Has anyone ever read the Oscar Wilde children’s book The Happy Prince? I stood in the library (where I worked at the time) and read it all the way through and cried and cried at the beautiful, poignant ending.

I agree with many examples that have been cited.

ETA: oh, yeah, the song “Memories,” from Cats. That song makes me cry in a painful way, not a cathartic way, so I avoid it.

The wife also cries like a baby when Captain Miller dies after telling Ryan to “earn this.” Especially since earlier he had revealed himself to be a humble high-school English teacher in real life and just wanted to get back home to his wife. We’ve watched this movie many times, and she loves it. Thailand largely sat the war out under Japanese occupation and has never been in a situation where able-bodied men from all walks of life clambered to join up. Most Thais know nothing of WWII. She’s truly impressed.

Call me a sook, but I heard a Bing Crosby song called the Littlest Angel on a Christmas record once. I presume it’s the same story. “Worn out strap of his faithful dog”…whoah. Utterly manipulative sentimental hogwash - and I go the blub like a little girl.
Annie Lennox singing “Into the West” from LotR. My sister had it played at my dad’s funeral. Kills me, just kills me.

The Last Post played on Anzac Day.

And this inscription on a war memorial by Housman:

*Here dead we lie because we did not choose to live and shame the land from which we sprung.

Life to be sure, is nothing much to lose, but young men think it is, and we were young.*

When Jim Henson died, the evening news showed part of his funeral service and “Rainbow Connection” was playing. I cried harder than at my own father’s funeral.

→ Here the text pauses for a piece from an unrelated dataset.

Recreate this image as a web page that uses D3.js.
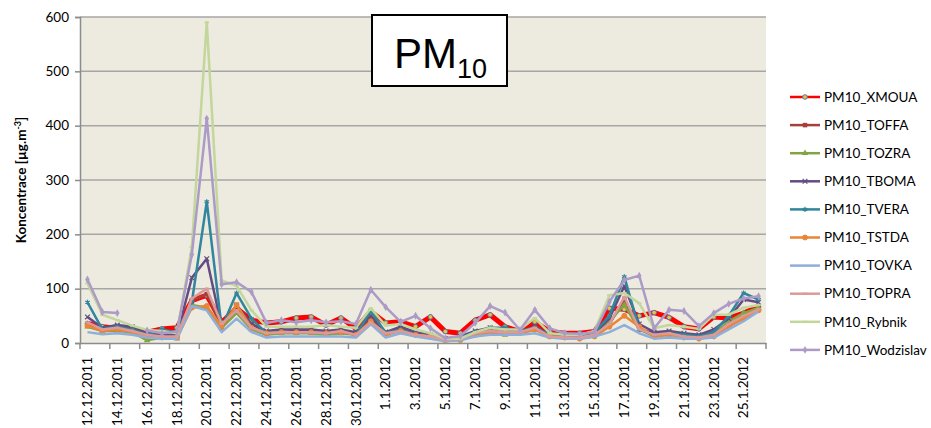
<!DOCTYPE html>
<html>
<head>
<meta charset="utf-8">
<script src="https://cdn.jsdelivr.net/npm/d3@7"></script>
<style>
  body { margin: 0; background: #fff; }
  text { font-family: Lato, "Liberation Sans", sans-serif; }
</style>
</head>
<body>
<script>
// PM10 concentrations, 12.12.2011 - 26.1.2012

// category labels (one per day)
var days = ["12.12.2011","13.12.2011","14.12.2011","15.12.2011","16.12.2011","17.12.2011",
  "18.12.2011","19.12.2011","20.12.2011","21.12.2011","22.12.2011","23.12.2011","24.12.2011",
  "25.12.2011","26.12.2011","27.12.2011","28.12.2011","29.12.2011","30.12.2011","31.12.2011",
  "1.1.2012","2.1.2012","3.1.2012","4.1.2012","5.1.2012","6.1.2012","7.1.2012","8.1.2012",
  "9.1.2012","10.1.2012","11.1.2012","12.1.2012","13.1.2012","14.1.2012","15.1.2012",
  "16.1.2012","17.1.2012","18.1.2012","19.1.2012","20.1.2012","21.1.2012","22.1.2012",
  "23.1.2012","24.1.2012","25.1.2012","26.1.2012"];

var yTicks = [0, 100, 200, 300, 400, 500, 600];

// series values
var xmoua = [36,30,27,25,20,26,28,78,88,38,64,42,37,39,46,48,33,46,27,58,37,39,30,48,21,18,42,52,30,21,39,21,18,18,21,64,62,50,56,47,30,26,48,46,55,67];
var toffa = [35,22,25,22,15,14,12,78,90,30,68,35,20,20,22,22,20,22,18,45,18,28,18,15,8,10,18,22,20,20,30,15,12,12,15,35,80,25,18,20,15,12,20,35,50,65];
var tozra = [30,22,22,20,5,10,8,70,65,28,55,25,15,18,18,18,15,18,15,55,15,25,15,12,5,8,15,18,15,18,25,12,10,10,15,40,70,25,12,15,12,10,15,40,55,65];
var tboma = [48,28,33,30,18,15,15,120,155,30,70,35,22,25,25,25,22,25,20,50,20,30,20,15,8,12,22,28,25,20,30,15,12,12,18,45,105,35,20,22,18,15,25,45,80,75];
var tvera = [75,25,30,25,15,25,20,75,260,28,92,45,18,20,20,20,18,20,15,60,18,25,15,12,5,10,20,28,28,22,28,15,12,12,20,50,122,25,15,18,15,12,20,50,92,80];
var tstda = [32,22,25,20,12,10,10,65,68,30,70,28,18,20,20,20,18,20,15,40,15,22,15,12,5,5,15,20,18,18,25,12,10,8,12,30,50,30,12,15,10,8,12,30,45,60];
var tovka = [20,16,18,15,10,8,8,68,60,20,45,20,10,12,12,12,12,12,10,35,10,18,12,8,3,5,12,15,15,15,18,10,8,8,12,20,33,18,8,10,8,8,10,25,40,58];
var topra = [38,25,28,22,15,12,12,82,100,35,60,28,18,20,20,20,18,22,15,38,18,22,15,12,5,8,18,22,20,20,28,12,10,10,15,35,85,25,15,18,12,10,15,35,50,62];
var rybnik = [110,52,42,32,24,22,18,177,590,115,105,60,30,30,30,30,33,30,28,64,32,35,25,18,8,8,20,28,25,25,46,18,15,15,22,88,92,73,27,33,30,26,52,52,65,70];
var wodzislav = [117,57,55,null,23,18,21,163,413,108,112,94,37,42,38,42,38,40,35,98,66,39,50,27,9,13,37,68,56,24,61,27,18,17,20,76,116,124,27,61,59,31,55,72,82,86];

var seriesNames = ["PM10_XMOUA","PM10_TOFFA","PM10_TOZRA","PM10_TBOMA","PM10_TVERA",
  "PM10_TSTDA","PM10_TOVKA","PM10_TOPRA","PM10_Rybnik","PM10_Wodzislav"];
var seriesValues = [xmoua, toffa, tozra, tboma, tvera, tstda, tovka, topra, rybnik, wodzislav];

var colors = ["#ff0000","#a5403d","#83a443","#634c80","#31859c","#eb8434","#8eaedb","#dc9a98","#c3d69b","#ab9bc6"];
var widths = [5, 2.5, 2.5, 2.5, 2.5, 2.5, 2.5, 2.5, 2.5, 2.5];
var shapes = ["circle","square","triangle","cross","star","circle","plus","dash","dash","diamond"];

var margin = {top: 17, left: 80, bottom: 85, right: 165};
var width = 931 - margin.left - margin.right;
var height = 428 - margin.top - margin.bottom;

var svg = d3.select("body").append("svg")
  .attr("width", 931)
  .attr("height", 428);

var g = svg.append("g")
  .attr("transform", "translate(" + margin.left + "," + margin.top + ")");

var x = d3.scaleBand().domain(days).range([0, width]).padding(0);
var y = d3.scaleLinear().domain([0, 600]).range([height, 0]);

// plot background
g.append("rect")
  .attr("width", width)
  .attr("height", height)
  .attr("fill", "#edebe0");

// gridlines
g.selectAll(".grid").data(yTicks.slice(1)).enter().append("line")
  .attr("x1", 0).attr("x2", width)
  .attr("y1", function(d) { return y(d); })
  .attr("y2", function(d) { return y(d); })
  .attr("stroke", "#a6a6a6")
  .attr("stroke-width", 1.5);

// y axis
var yAxis = g.append("g")
  .call(d3.axisLeft(y).tickValues(yTicks).tickSize(5).tickPadding(6));
yAxis.select(".domain").attr("stroke", "#8c8c8c").attr("stroke-width", 1.5);
yAxis.selectAll(".tick line").attr("stroke", "#8c8c8c").attr("stroke-width", 1.5);
yAxis.selectAll("text").style("font-size", "13.5px").attr("fill", "#000");

// x axis: labels every 2nd day, ticks on category boundaries
var xAxis = g.append("g")
  .attr("transform", "translate(0," + height + ")")
  .call(d3.axisBottom(x)
    .tickValues(days.filter(function(d, i) { return i % 2 === 0; }))
    .tickSize(0).tickPadding(0));
xAxis.select(".domain").attr("stroke", "#8c8c8c").attr("stroke-width", 1.5);
xAxis.selectAll("text")
  .style("font-size", "13.5px")
  .attr("fill", "#000")
  .attr("text-anchor", "end")
  .attr("transform", "translate(0,14) rotate(-90)")
  .attr("dy", "0.35em")
  .attr("y", 0);

var boundaries = days.filter(function(d, i) { return i % 2 === 0; }).map(function(d) { return x(d); });
boundaries.push(width);
xAxis.selectAll(".xt").data(boundaries).enter().append("line")
  .attr("x1", function(d) { return d; })
  .attr("x2", function(d) { return d; })
  .attr("y1", 0).attr("y2", 6)
  .attr("stroke", "#8c8c8c").attr("stroke-width", 1.5);

// lines
var line = d3.line()
  .defined(function(d) { return d.v !== null; })
  .x(function(d) { return x(d.day) + x.bandwidth() / 2; })
  .y(function(d) { return y(d.v); });

function marker(sel, shape, color, size) {
  var s = size;
  if (shape === "circle") {
    sel.append("circle").attr("r", s * 0.55).attr("fill", color).attr("stroke", color);
  } else if (shape === "square") {
    sel.append("rect").attr("x", -s / 2).attr("y", -s / 2).attr("width", s).attr("height", s).attr("fill", color);
  } else if (shape === "triangle") {
    sel.append("path").attr("d", d3.symbol(d3.symbolTriangle, s * s * 0.9)).attr("fill", color);
  } else if (shape === "diamond") {
    sel.append("path").attr("d", d3.symbol(d3.symbolDiamond, s * s * 0.9)).attr("fill", color);
  } else if (shape === "cross") {
    sel.append("path").attr("d", d3.symbol(d3.symbolX, s * s * 0.8)).attr("fill", "none").attr("stroke", color).attr("stroke-width", 1.2);
  } else if (shape === "star") {
    sel.append("path").attr("d", d3.symbol(d3.symbolAsterisk, s * s * 0.9)).attr("fill", "none").attr("stroke", color).attr("stroke-width", 1.2);
  } else if (shape === "plus") {
    sel.append("path").attr("d", d3.symbol(d3.symbolPlus, s * s * 0.5)).attr("fill", color);
  } else if (shape === "dash") {
    sel.append("rect").attr("x", -s / 2).attr("y", -1).attr("width", s).attr("height", 2).attr("fill", color);
  }
}

seriesValues.forEach(function(vals, k) {
  var data = vals.map(function(v, i) { return {day: days[i], v: v}; });
  g.append("path")
    .datum(data)
    .attr("fill", "none")
    .attr("stroke", colors[k])
    .attr("stroke-width", widths[k])
    .attr("stroke-linejoin", "round")
    .attr("d", line);

  var pts = g.selectAll(".m" + k)
    .data(data.filter(function(d) { return d.v !== null; }))
    .enter().append("g")
    .attr("transform", function(d) {
      return "translate(" + (x(d.day) + x.bandwidth() / 2) + "," + y(d.v) + ")";
    });
  if (k === 0) {
    pts.append("circle").attr("r", 2.3).attr("fill", "#f0c23a").attr("stroke", "#4a7ebb").attr("stroke-width", 1);
  } else {
    marker(pts, shapes[k], colors[k], 4.5);
  }
});

// y axis title
var yTitle = svg.append("text")
  .attr("transform", "translate(26," + (margin.top + height / 2) + ") rotate(-90)")
  .attr("text-anchor", "middle")
  .style("font-size", "13.5px")
  .style("font-weight", "bold");
yTitle.append("tspan").text("Koncentrace [µg.m");
yTitle.append("tspan").attr("dy", -5).style("font-size", "9px").text("-3");
yTitle.append("tspan").attr("dy", 5).text("]");

// title box
svg.append("rect")
  .attr("x", 372).attr("y", 15)
  .attr("width", 135).attr("height", 71)
  .attr("fill", "#fff")
  .attr("stroke", "#000")
  .attr("stroke-width", 2);
var title = svg.append("text")
  .attr("x", 394).attr("y", 68)
  .style("font-family", "'Liberation Sans', Arial, sans-serif")
  .style("font-size", "42px");
title.append("tspan").text("PM");
title.append("tspan").attr("dy", 10).style("font-size", "27px").text("10");

// legend
var legend = svg.selectAll(".legend")
  .data(seriesNames)
  .enter().append("g")
  .attr("class", "legend")
  .attr("transform", function(d, i) { return "translate(790," + (97 + i * 28.1) + ")"; });

legend.append("line")
  .attr("x1", 0).attr("x2", 30)
  .attr("stroke", function(d, i) { return colors[i]; })
  .attr("stroke-width", 2.5);

legend.each(function(d, i) {
  var m = d3.select(this).append("g").attr("transform", "translate(15,0)");
  if (i === 0) {
    m.append("circle").attr("r", 2.3).attr("fill", "#f0c23a").attr("stroke", "#4a7ebb").attr("stroke-width", 1);
  } else {
    marker(m, shapes[i], colors[i], 4.5);
  }
});

legend.append("text")
  .attr("x", 34)
  .attr("dy", "0.35em")
  .style("font-size", "13.5px")
  .text(function(d) { return d; });
</script>
</body>
</html>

Without a doubt in my mind, the saddest movie in the world is “Paris, Texas” starring Harry Dean Stanton (who should have not only been nominated, but given an Oscar for his performance). It makes “Splendor in the Grass” look like a comedy. I bought it on Blu-Ray recently, but I haven’t been able to make myself watch it again, as it does make me cry like a bitch at the end, and I have enough to cry about in real life. It is a great work of art, so I’ll see it again sometime, but I don’t know when I’ll be able to work up the strength.

AllFree

Has anyone mentioned On Golden Pond yet?